The work culture definition is the attitudes and behaviors of employees within an organization. Many things influence the company culture, ranging from the work environment (ok, so ping pong tables don’t hurt), policies, leadership, goals, values, and mission.

A positive work culture doesn’t just happen. It takes thoughtfulness and careful cultivation. If you haven’t been thinking about your organization’s culture, chances are it isn’t where it needs to be. That can mean some major repercussions. A study in Sweden found that employees under “poor” leadership had a 25% higher incidence of heart problems. Physically and mentally stressed employees are not only less engaged. They’re also more like to call out of work and eventually leave the company, leading to sky-high absenteeism and turnover rates. This can cost organizations big.
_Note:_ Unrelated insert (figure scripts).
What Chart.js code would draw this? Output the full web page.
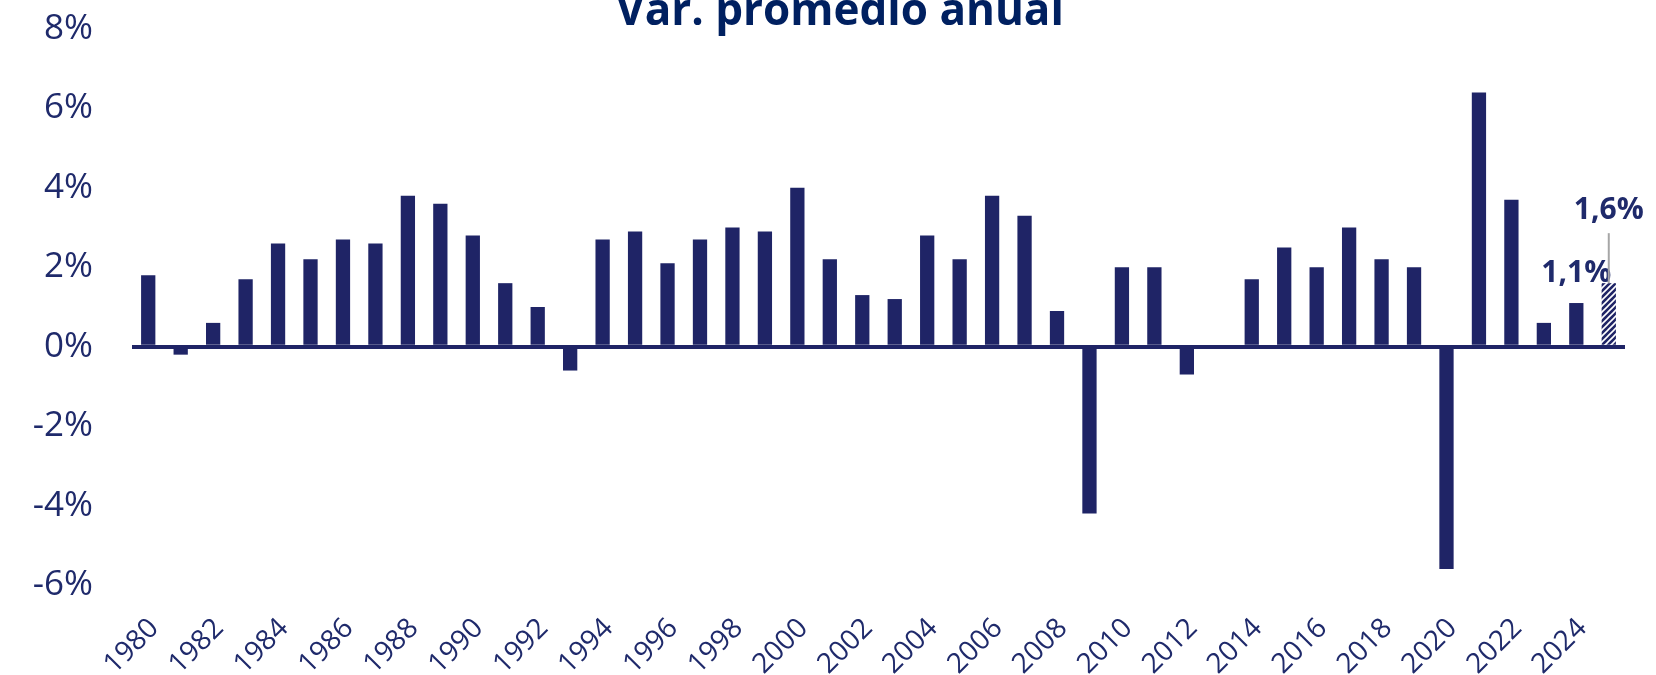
<!DOCTYPE html>
<html>
<head>
<meta charset="utf-8">
<script src="https://cdn.jsdelivr.net/npm/chart.js@4"></script>
<style>
html, body { margin: 0; padding: 0; background: #fff; }
#wrap { width: 1656px; height: 675px; }
</style>
</head>
<body>
<div id="wrap"><canvas id="pibChart" width="1656" height="675"></canvas></div>
<script>
// datos
const years = ['1980','1981','1982','1983','1984','1985','1986','1987','1988','1989',
               '1990','1991','1992','1993','1994','1995','1996','1997','1998','1999',
               '2000','2001','2002','2003','2004','2005','2006','2007','2008','2009',
               '2010','2011','2012','2013','2014','2015','2016','2017','2018','2019',
               '2020','2021','2022','2023','2024','2025'];
const growth = [1.8, -0.2, 0.6, 1.7, 2.6, 2.2, 2.7, 2.6, 3.8, 3.6,
                2.8, 1.6, 1.0, -0.6, 2.7, 2.9, 2.1, 2.7, 3.0, 2.9,
                4.0, 2.2, 1.3, 1.2, 2.8, 2.2, 3.8, 3.3, 0.9, -4.2,
                2.0, 2.0, -0.7, 0.0, 1.7, 2.5, 2.0, 3.0, 2.2, 2.0,
                -5.6, 6.4, 3.7, 0.6, 1.1, 1.6];
const projectedYears = ['2025'];
const labelledYears = ['2024', '2025'];
const yTicks = [-6, -4, -2, 0, 2, 4, 6, 8];
const chartTitle = 'Var. promedio anual';

const navy = '#1f2466';
const textNavy = '#1f2a6b';
const titleNavy = '#002060';
const fontFam = "'Open Sans', 'Noto Sans', sans-serif";

const makeHatch = () => {
    const c = document.createElement('canvas');
    c.width = 6; c.height = 6;
    const g = c.getContext('2d');
    g.fillStyle = navy;
    g.fillRect(0, 0, 6, 6);
    g.strokeStyle = '#ffffff';
    g.lineWidth = 1.6;
    g.beginPath();
    g.moveTo(0, 6); g.lineTo(6, 0);
    g.moveTo(-1, 1); g.lineTo(1, -1);
    g.moveTo(5, 7); g.lineTo(7, 5);
    g.stroke();
    return g.createPattern(c, 'repeat');
}

const fmt = (v) => v.toFixed(1).replace('.', ',') + '%';

// titulo (cortado arriba) + etiquetas de los dos ultimos años
const extras = {
    id: 'extras',
    afterDatasetsDraw(chart) {
        const ctx = chart.ctx;
        const meta = chart.getDatasetMeta(0);
        ctx.save();
        ctx.fillStyle = titleNavy;
        ctx.font = `bold 44px ${fontFam}`;
        ctx.textAlign = 'center';
        ctx.textBaseline = 'alphabetic';
        ctx.fillText(chartTitle, 840, 25);

        ctx.font = `bold 30px ${fontFam}`;
        ctx.fillStyle = textNavy;
        labelledYears.forEach((yr, k) => {
            const i = years.indexOf(yr);
            const bar = meta.data[i];
            const last = k === labelledYears.length - 1;
            const lift = last ? 64 : 21;
            if (last) {
                ctx.strokeStyle = '#a6a6a6';
                ctx.lineWidth = 2;
                ctx.beginPath();
                ctx.moveTo(bar.x, bar.y);
                ctx.lineTo(bar.x, bar.y - 50);
                ctx.stroke();
            }
            ctx.fillText(fmt(growth[i]), bar.x, bar.y - lift);
        });
        ctx.restore();
    }
};

const loadChart = () => {
    const el = document.getElementById('pibChart');
    const hatch = makeHatch();
    new Chart(el.getContext('2d'), {
        type: 'bar',
        data: {
            labels: years,
            datasets: [{
                data: growth,
                backgroundColor: years.map(y => projectedYears.includes(y) ? hatch : navy),
                borderWidth: 0,
                barPercentage: 0.44,
                categoryPercentage: 1.0
            }]
        },
        options: {
            responsive: false,
            animation: false,
            devicePixelRatio: 1,
            layout: { padding: { top: 29, right: 31, left: 0, bottom: 0 } },
            plugins: {
                legend: { display: false },
                tooltip: { enabled: false },
                title: { display: false }
            },
            scales: {
                x: {
                    grid: { display: false },
                    border: { display: false },
                    afterFit: (s) => {
                        s.height = 90;
                        s.paddingLeft = 0;
                        s.paddingRight = 0;
                    },
                    ticks: {
                        autoSkip: false,
                        maxRotation: 45,
                        minRotation: 45,
                        padding: 19,
                        labelOffset: 6,
                        color: textNavy,
                        font: { family: fontFam, size: 28 },
                        callback: (v, i) => i % 2 === 0 ? years[i] : ''
                    }
                },
                y: {
                    min: yTicks[0],
                    max: yTicks[yTicks.length - 1],
                    afterFit: (s) => {
                        s.width = 132;
                        s.paddingTop = 0;
                        s.paddingBottom = 0;
                    },
                    afterBuildTicks: (s) => { s.ticks = yTicks.map(v => ({ value: v })); },
                    border: { display: false },
                    grid: {
                        drawTicks: false,
                        color: (c) => c.tick && c.tick.value === 0 ? navy : 'rgba(0,0,0,0)',
                        lineWidth: (c) => c.tick && c.tick.value === 0 ? 4 : 0
                    },
                    ticks: {
                        padding: 39,
                        color: textNavy,
                        font: { family: fontFam, size: 35 },
                        callback: (v) => v + '%'
                    }
                }
            }
        },
        plugins: [extras]
    });
}

loadChart();
</script>
</body>
</html>
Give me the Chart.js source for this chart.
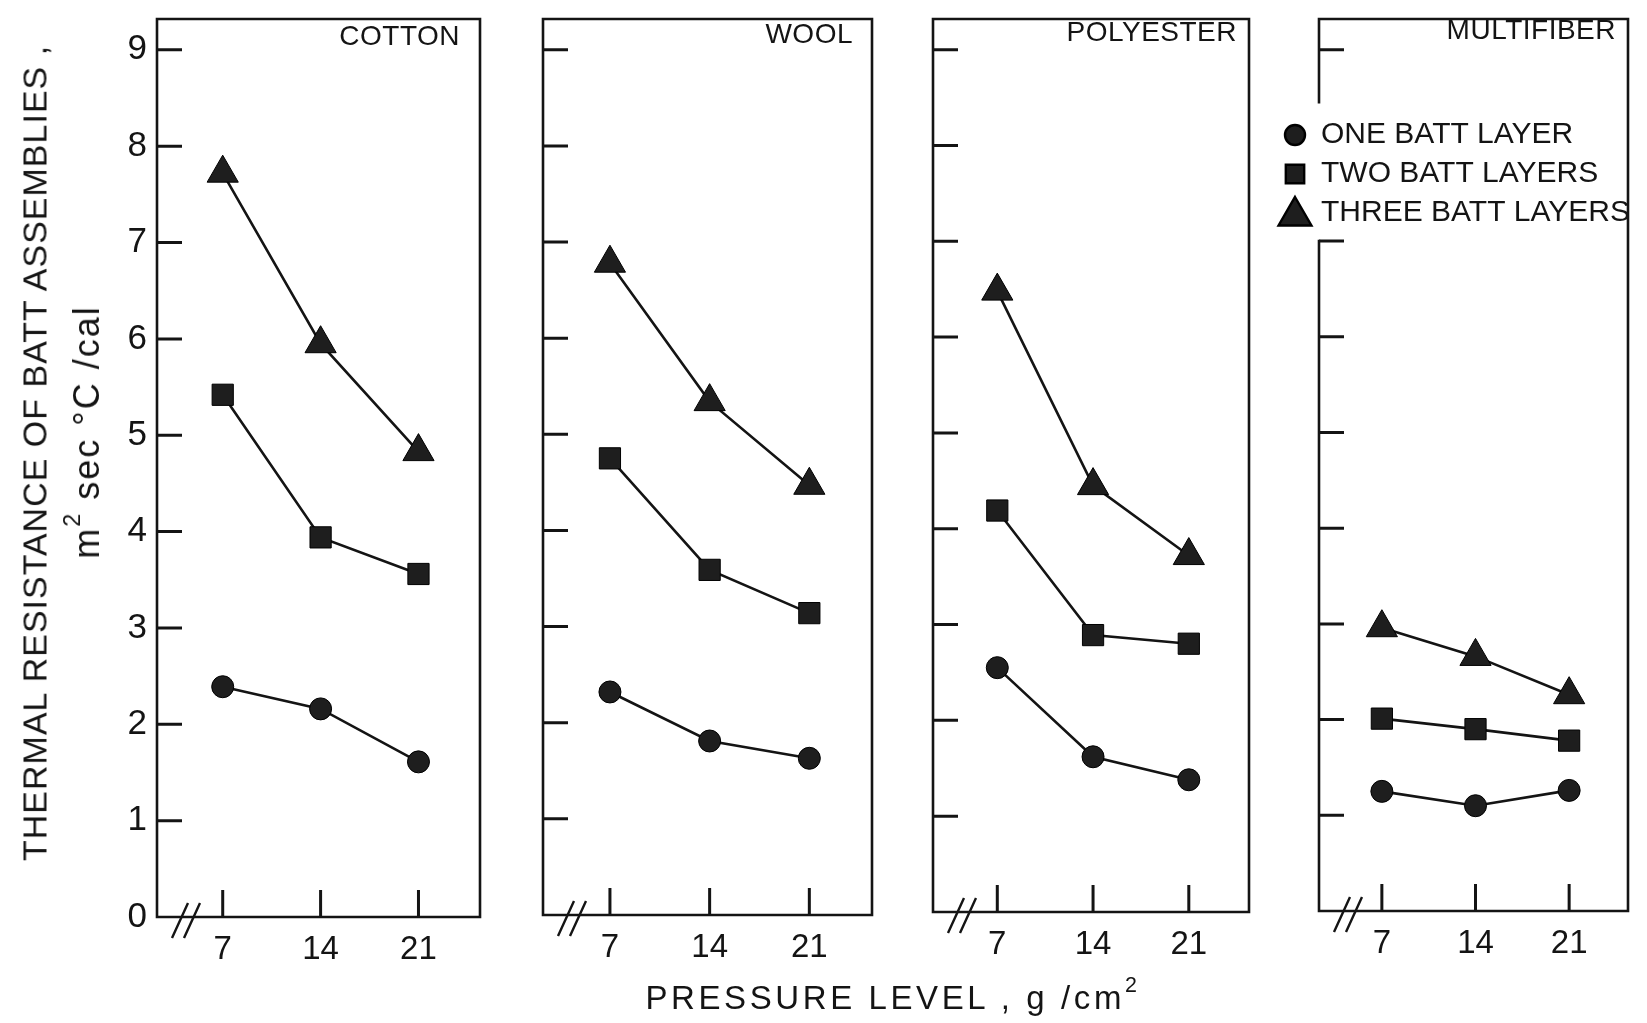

Organizations with positive work environments conversely have more productive, loyal employees. Fortunately, there are a lot of ways to nurture the employee experience. Promoting diversity, transparency, and understanding can do wonders for a business. Furthermore, visible and accessible leaders inspire employees and keep management in touch with day-to-day problems. This means higher retention, reduced absenteeism, and best of all, happier and healthier employees.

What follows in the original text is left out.